株価はもうあまり上昇しないと判断したのか、あるいは塩漬けになっていた株式の価格が戻った等々、売却に至った背景はさまざまあると思われますが、相続により取得した株式の売却が断続的に出ていると見聞きしたことがあります。親が株式投資を行っていたとしても、その子ども(相続人)が株式投資を行っていないと相続した株を売却してしまうケースが多いようなのです。折しも日経平均株価は26年振りの水準まで上昇しているのですから、株価が高い内に売却してしまおうとなるわけです。

プラスに考えれば投資の待機資金が積み上がっていると言えそうですが、再投資される可能性は低いという見方もあることから、過度な期待は禁物のようです。

保険は増加しているが、債券は減少している

株式、投資信託の残高は急増していますが、金融資産残高全体でみると、その割合は3位、4位に過ぎません。現金・預金に続いて2番目の割合を占めているのは「保険」です。残高ベースで368兆円、構成比では20%となっています。低金利で貯蓄性が薄れているとはいえ、前年同月比で1.9%増と緩やかな増加が続いているのです。残念ながら保険の種類まではわかりませんが、一時払い終身保険あたりが残高増に貢献しているのかもしれません。

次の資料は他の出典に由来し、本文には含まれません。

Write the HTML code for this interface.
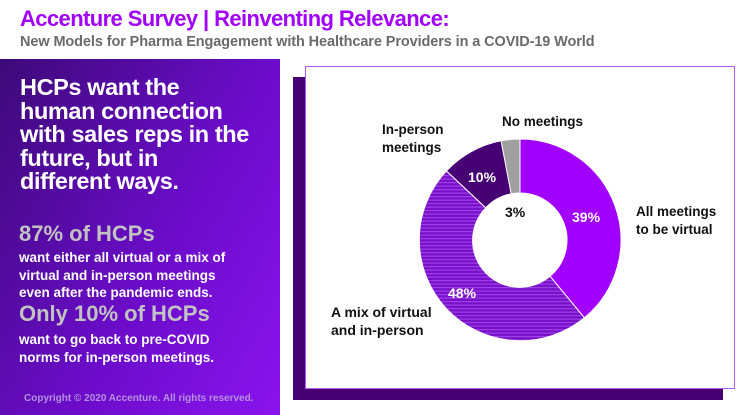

全体的に家計の金融資産残高は増加傾向にありますが、唯一減少しているのは債券(債務証券)です。4四半期連続して残高を減少させており、その残高はわずか23兆円、構成比では1.3%に過ぎない状況となっています。定期預金金利が低いことから、相対的に金利の高い個人向け国債の発行は増加しているらしいですが、残念ながら残高の減少に歯止めをかけるほどではないようです。2期連続して減少率が5%を超えているのは気になるところです。

あくまでも家計の金融資産残高全体でみましたが、皆さんの残高は資金循環統計同様、過去最高額を更新しているでしょうか?